Heatwaves and traffic jams are not a good mix - but both are inevitable during an Italian summer. Here are the busiest dates to avoid when travelling on Italy's motorways this month.

TRAFFIC: The worst dates to travel on Italy's roads this July

Italy’s autostrade (motorways) usually see little in the way of heavy traffic, at least outside of the major cities.

But in summer that all changes, as everyone escapes the baking hot cities for the cooler air of the mountains or the coast.

Not only do motorways become much busier, but many smaller roads, particularly in coastal areas and around holiday hotspots, become completely clogged with traffic.

The increased number of vehicles on the road isn’t just inconvenient: it can also be dangerous, with traffic deaths rising by an estimated seven percent in August.

READ ALSO: ‘Expect the unexpected’: What you need to know about driving in Italy

That’s why the Italian government issues warnings each year advising motorists to avoid peak travel times, and even publishes its own calendar showing when traffic is predicted to be at its worst.

The official forecast, produced as part of the ‘Viabilità Italia’ summer travel plan drawn up by the government, emergency services, and and state road agency ANAS, notes particularly busy dates to avoid.

The calendar is colour coded, with a ‘yellow’ spot indicating heavy traffic, ‘red’ indicating heavy traffic with ‘possible critical conditions’, and ‘black’ indicating ‘critical’ (i.e., dire) traffic. 

No ‘black’ days have been predicted for July, but there are plenty of ‘red’ spots: the forecast says drivers can expect to experience heavy traffic on weekends throughout July with conditions worsening towards the end of the month.

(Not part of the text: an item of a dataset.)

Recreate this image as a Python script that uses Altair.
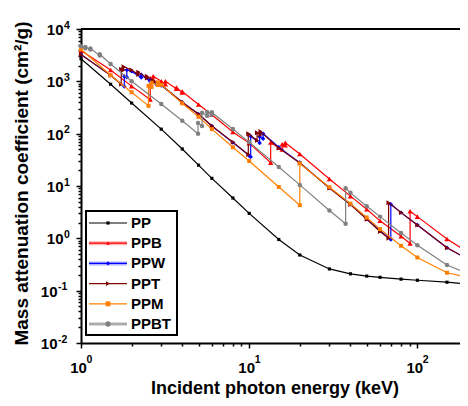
import altair as alt
import pandas as pd

# ---------------- data ----------------
SERIES = ["PP", "PPB", "PPW", "PPT", "PPM", "PPBT"]
COLORS = ["#000000", "#FF0000", "#0000FF", "#800000", "#FF8000", "#808080"]
SHAPES = ["square", "triangle-up", "diamond", "triangle-right", "square", "circle"]
SIZES = [10, 28, 20, 24, 16, 20]

PP_E = [1, 1.5, 2, 3, 4, 5, 6, 8, 10, 15, 20, 30, 40, 50, 60, 80, 100, 150, 200]
PP_MU = [2700, 880, 385, 122, 51, 25, 14, 5.9, 3.0, 0.95, 0.48, 0.26, 0.21, 0.19,
         0.18, 0.166, 0.158, 0.145, 0.133]

PPB_E = [1, 1.5, 2, 2.58, 2.58, 2.688, 2.688, 3, 3.177, 3.177, 3.696, 3.696, 3.999,
         3.999, 5, 6, 8, 10, 13.42, 13.42, 15, 15.71, 15.71, 16.39, 16.39, 20, 30, 40,
         50, 60, 80, 90.53, 90.53, 100, 150, 200]
PPB_MU = [3900, 1650, 810, 450, 1150, 1080, 1250, 1000, 880, 1000, 720, 760, 610,
          640, 360, 230, 108, 66, 28, 68, 54, 50, 63, 60, 67, 41, 13.6, 6.4, 3.6,
          2.16, 1.1, 0.8, 3.3, 2.6, 0.97, 0.54]

PPW_E = [1, 1.5, 1.809, 1.809, 1.872, 1.872, 2, 2.281, 2.281, 2.575, 2.575, 2.82,
         2.82, 3, 4, 5, 6, 8, 10, 10.21, 10.21, 11.54, 11.54, 12.1, 12.1, 15, 20, 30,
         40, 50, 60, 69.53, 69.53, 80, 100, 150, 200]
PPW_MU = [3250, 1300, 800, 1250, 1200, 1650, 1550, 1180, 1330, 1000, 1080, 860, 900,
          830, 400, 236, 140, 68, 38, 36, 89, 66, 87, 80, 100, 55, 28, 9.2, 4.5,
          2.35, 1.4, 0.95, 4.5, 3.1, 1.8, 0.66, 0.4]

PPT_E = [1, 1.5, 1.735, 1.735, 1.793, 1.793, 2, 2.194, 2.194, 2.469, 2.469, 2.708,
         2.708, 3, 4, 5, 6, 8, 9.881, 9.881, 10, 11.14, 11.14, 11.68, 11.68, 15, 20,
         30, 40, 50, 60, 67.42, 67.42, 80, 100, 150, 200]
PPT_MU = [3250, 1300, 880, 1700, 1650, 1900, 1650, 1350, 1500, 1150, 1250, 970, 1020,
          860, 400, 237, 140, 69, 40, 100, 97, 74, 104, 95, 110, 53, 27.5, 9.1, 4.4,
          2.3, 1.35, 1.0, 4.8, 3.1, 1.8, 0.66, 0.4]

PPM_E = [1, 1.5, 2, 2.52, 2.52, 2.625, 2.625, 2.866, 2.866, 3, 4, 5, 6, 8, 10, 15,
         20, 20, 30, 40, 50, 60, 80, 100, 150, 200]
PPM_MU = [4100, 1310, 620, 340, 820, 780, 940, 850, 960, 860, 380, 210, 122, 55, 30,
          9.6, 4.3, 27, 9.5, 4.6, 2.5, 1.5, 0.72, 0.43, 0.22, 0.18]

PPBT_E = [1, 1.062, 1.062, 1.137, 1.137, 1.293, 1.293, 1.5, 2, 3, 4, 4.966, 4.966,
          5.247, 5.247, 5.624, 5.624, 5.989, 5.989, 6, 8, 10, 15, 20, 30, 37.44,
          37.44, 40, 50, 60, 80, 100, 150, 200]
PPBT_MU = [4700, 4300, 4550, 4050, 4250, 3100, 3300, 2140, 1000, 370, 176, 100, 160,
           140, 250, 220, 260, 230, 255, 253, 123, 69, 23, 10.5, 3.4, 1.9, 9.1, 7.4,
           4.1, 2.6, 1.26, 0.74, 0.31, 0.21]

DATA = [(PP_E, PP_MU), (PPB_E, PPB_MU), (PPW_E, PPW_MU), (PPT_E, PPT_MU),
        (PPM_E, PPM_MU), (PPBT_E, PPBT_MU)]

X_TICK_EXP = [0, 1, 2]
Y_TICK_EXP = [4, 3, 2, 1, 0, -1, -2]
X_TICKS = [m * 10 ** k for k in (0, 1, 2) for m in range(1, 10) if m * 10 ** k <= 200]
Y_TICKS = [m * 10.0 ** k for k in (-2, -1, 0, 1, 2, 3) for m in range(1, 10)] + [10000]

# ---------------- layout ----------------
W, H = 387, 314
FONT = "Liberation Sans"
MAJOR = "abs(log(datum.value)/LN10 - round(log(datum.value)/LN10)) < 0.001"

xscale = alt.Scale(type="log", domain=[1, 200], nice=False)
yscale = alt.Scale(type="log", domain=[0.01, 10000], nice=False)

xaxis = alt.Axis(values=X_TICKS, labels=False, grid=False,
                 title="Incident photon energy (keV)", titleFont=FONT,
                 titleFontSize=18, titleFontWeight="bold", titleColor="black",
                 titleX=W / 2, titleY=50, titleAlign="center",
                 titleBaseline="alphabetic",
                 domainWidth=2, domainColor="black", tickColor="black",
                 tickWidth=1.5,
                 tickSize={"condition": {"test": MAJOR, "value": 5}, "value": 3})
yaxis = alt.Axis(values=Y_TICKS, labels=False, grid=False,
                 title="Mass attenuation coefficient (cm²/g)", titleFont=FONT,
                 titleFontSize=19, titleFontWeight="bold", titleColor="black",
                 titleX=-60, titleY=H / 2 - 3, titleAngle=-90, titleAlign="center",
                 titleBaseline="middle",
                 domainWidth=2, domainColor="black", tickColor="black",
                 tickWidth=1.5,
                 tickSize={"condition": {"test": MAJOR, "value": 5}, "value": 3})


def X(f):
    return alt.X(f, scale=xscale, axis=xaxis)


def Y(f):
    return alt.Y(f, scale=yscale, axis=yaxis)


layers = []
for name, (E, MU), col, shp, sz in zip(SERIES, DATA, COLORS, SHAPES, SIZES):
    d = pd.DataFrame({"E": E, "mu": MU, "k": list(range(len(E)))})
    base = alt.Chart(d).encode(x=X("E:Q"), y=Y("mu:Q"), order="k:Q")
    layers.append(base.mark_line(color=col, strokeWidth=1.2))
    layers.append(base.mark_point(shape=shp, size=sz, filled=True, color=col,
                                  opacity=1, strokeWidth=0))

# tick labels (10 with superscript exponent)
xl = pd.DataFrame({"v": [10.0 ** e for e in X_TICK_EXP],
                   "exp": [str(e) for e in X_TICK_EXP]})
layers.append(alt.Chart(xl).mark_text(text="10", font=FONT, fontSize=15,
                                      fontWeight="bold", align="center",
                                      baseline="middle", dx=-2.5, color="black")
              .encode(x=X("v:Q"), y=alt.value(H + 25)))
layers.append(alt.Chart(xl).mark_text(font=FONT, fontSize=10.5, fontWeight="bold",
                                      align="left", baseline="middle", dx=5.5,
                                      color="black")
              .encode(x=X("v:Q"), y=alt.value(H + 17), text="exp:N"))

yl = pd.DataFrame({"v": [10.0 ** e for e in Y_TICK_EXP],
                   "exp": [str(e) for e in Y_TICK_EXP],
                   "neg": [e < 0 for e in Y_TICK_EXP]})
for negflag, anchor in ((False, -17.5), (True, -23.5)):
    sub = alt.Chart(yl).transform_filter(
        "datum.neg" if negflag else "!datum.neg")
    layers.append(sub.mark_text(text="10", font=FONT, fontSize=15, fontWeight="bold",
                                align="right", baseline="middle", dy=1,
                                color="black")
                  .encode(y=Y("v:Q"), x=alt.value(anchor)))
    layers.append(sub.mark_text(font=FONT, fontSize=10.5, fontWeight="bold",
                                align="left", baseline="middle", dy=-3.5, dx=0.5,
                                color="black")
                  .encode(y=Y("v:Q"), x=alt.value(anchor), text="exp:N"))

# top frame line
one = pd.DataFrame({"a": [0]})
layers.append(alt.Chart(one).mark_rule(color="black", strokeWidth=2)
              .encode(x=alt.value(0), x2=alt.value(W + 6), y=alt.value(0)))

# legend
leg = pd.DataFrame({"series": SERIES, "idx": list(range(len(SERIES)))})
layers.append(alt.Chart(one).mark_rect(fill="white", stroke="black", strokeWidth=2)
              .encode(x=alt.value(5), x2=alt.value(96), y=alt.value(182),
                      y2=alt.value(306)))
lbase = alt.Chart(leg).transform_calculate(ly="194 + datum.idx * 20.2")
cscale = alt.Scale(domain=SERIES, range=COLORS)
sscale = alt.Scale(domain=SERIES, range=SHAPES)
zscale = alt.Scale(domain=SERIES, range=SIZES)
LY = alt.Y("ly:Q", scale=None, axis=None)
layers.append(lbase.transform_filter(
    alt.FieldOneOfPredicate(field="series", oneOf=["PPB", "PPW", "PPBT"]))
    .mark_rule(strokeWidth=4, opacity=0.3)
    .encode(x=alt.value(8), x2=alt.value(46), y=LY,
            color=alt.Color("series:N", scale=cscale, legend=None)))
layers.append(lbase.mark_rule(strokeWidth=1.2)
              .encode(x=alt.value(8), x2=alt.value(46), y=LY,
                      color=alt.Color("series:N", scale=cscale, legend=None)))
layers.append(lbase.mark_point(filled=True, opacity=1, strokeWidth=0)
              .encode(x=alt.value(27), y=LY,
                      color=alt.Color("series:N", scale=cscale, legend=None),
                      shape=alt.Shape("series:N", scale=sscale, legend=None),
                      size=alt.Size("series:N", scale=zscale, legend=None)))
layers.append(lbase.mark_text(align="left", baseline="middle", font=FONT,
                              fontSize=15, fontWeight="bold", color="black")
              .encode(x=alt.value(50), y=LY, text="series:N"))

chart = (alt.layer(*layers)
         .properties(width=W, height=H,
                     autosize=alt.AutoSizeParams(type="none"),
                     padding={"left": 73, "top": 21, "right": -8, "bottom": 55})
         .configure_view(stroke=None)
         .configure(font=FONT, background="white"))

chart.save("out.html", embed_options={"renderer": "svg", "actions": False})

Italy July traffic calendar warning
Italy’s July traffic calendar warning. Source: Polizia di Stato.

The roads are predicted to be particularly crowded (a ‘red’ level warning) on Saturday and Sunday mornings, the government’s forecast shows.

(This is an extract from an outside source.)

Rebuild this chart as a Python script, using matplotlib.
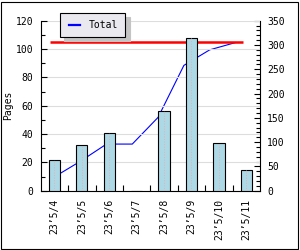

Traffic is expected to get heavier on the weekend between Friday 22nd and Sunday 24th July, with highways especially clogged throughout the whole of Sunday 24th.

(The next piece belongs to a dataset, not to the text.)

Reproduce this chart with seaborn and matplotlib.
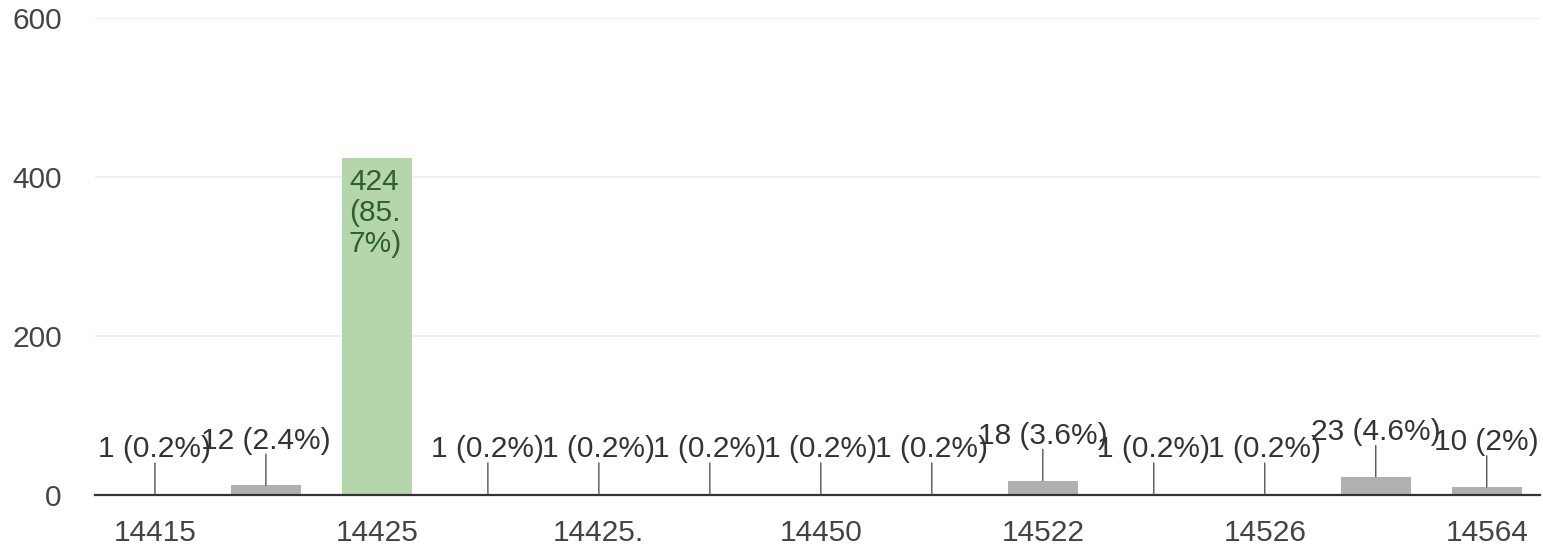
import matplotlib
matplotlib.use("Agg")
import matplotlib.pyplot as plt
import seaborn as sns
import pandas as pd
import numpy as np

# ---- data ----
tick_labels = ["14415", "", "14425", "", "14425.", "", "14450", "", "14522", "", "14526", "", "14564"]
counts = [1, 12, 424, 1, 1, 1, 1, 1, 18, 1, 1, 23, 10]
percents = ["0.2%", "2.4%", "85.7%", "0.2%", "0.2%", "0.2%", "0.2%", "0.2%", "3.6%", "0.2%", "0.2%", "4.6%", "2%"]
y_ticks = [0, 200, 400, 600]

sns.set_theme(style="white")
plt.rcParams['font.family'] = ['Liberation Sans', 'DejaVu Sans']

W, H, DPI = 1543, 547, 100
fig = plt.figure(figsize=(W / DPI, H / DPI), dpi=DPI)
ax = fig.add_axes([95 / W, 52 / H, (1540 - 95) / W, (495 - 18) / H])

slots = list(range(len(counts)))
df = pd.DataFrame({"slot": slots, "count": counts})
top = max(counts)
colors = {s: ("#b5d6ab" if c == top else "#b0b0b0") for s, c in zip(slots, counts)}
sns.barplot(data=df, x="slot", y="count", hue="slot", palette=colors, order=slots,
            width=0.63, legend=False, ax=ax, saturation=1, linewidth=0)

FS = 21.5
# annotations
for s, c, p in zip(slots, counts, percents):
    if c == top:
        ax.annotate(f"{c}\n({p[:3]}\n{p[3:]})", xy=(s - 0.315, c), xytext=(5, -7),
                    textcoords="offset points", ha="left", va="top", fontsize=FS,
                    color="#2f5f2f", linespacing=1.15)
    else:
        ax.annotate("", xy=(s, c), xytext=(0, 22.5), textcoords="offset points",
                    arrowprops=dict(arrowstyle="-", color="#555555", lw=1.0,
                                    shrinkA=0, shrinkB=0))
        ax.annotate(f"{c} ({p})", xy=(s, c), xytext=(0, 26.5), textcoords="offset points",
                    ha="center", va="baseline", fontsize=FS, color="#333333")

ax.set_ylim(0, 600)
ax.set_xlim(-0.54, 12.48)
ax.set_yticks(y_ticks)
ax.set_yticklabels([str(v) for v in y_ticks])
ax.set_xticks(slots)
ax.set_xticklabels(tick_labels)
ax.tick_params(axis="both", length=0, labelsize=FS, colors="#444444")
ax.tick_params(axis="y", pad=24)
ax.tick_params(axis="x", pad=17.5)
for v in y_ticks[1:]:
    ax.axhline(v, color="#ececec", lw=1.2, zorder=0)
for sp in ["top", "right", "left"]:
    ax.spines[sp].set_visible(False)
ax.spines["bottom"].set_color("#333333")
ax.spines["bottom"].set_linewidth(1.6)
ax.set_xlabel("")
ax.set_ylabel("")
ax.set_facecolor("white")
fig.savefig("out.png", dpi=DPI, facecolor="white")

READ ALSO: How will Italy’s Amalfi Coast traffic limit for tourists work this summer?

The situation is then due to worsen further the following weekend, with the roads starting to fill up from the morning of Friday 29th and a ‘red’ warning appearing from Friday afternoon until the end of Sunday, July 31st.

The last weekend of July is traditionally the date of the first ‘mass exodus’ away from cities as many Italians start their summer holidays.

Traffic is expected to remain at normal levels during the working week (bar Friday afternoons) throughout the month of July.

READ ALSO: Q&A: Your questions answered about driving in Italy on a British licence

While the highways are likely to be jammed at various points over the next few weekends, July is still a better time to travel than in August, when Italians begin their holidays and travel en masse to the beach. 

ANAS has yet to issue its forecast for August, but in previous years there have been multiple ‘black’ weekends warning of hours-long stationary traffic jams, particularly around the main Ferragosto summer holiday on August 15th.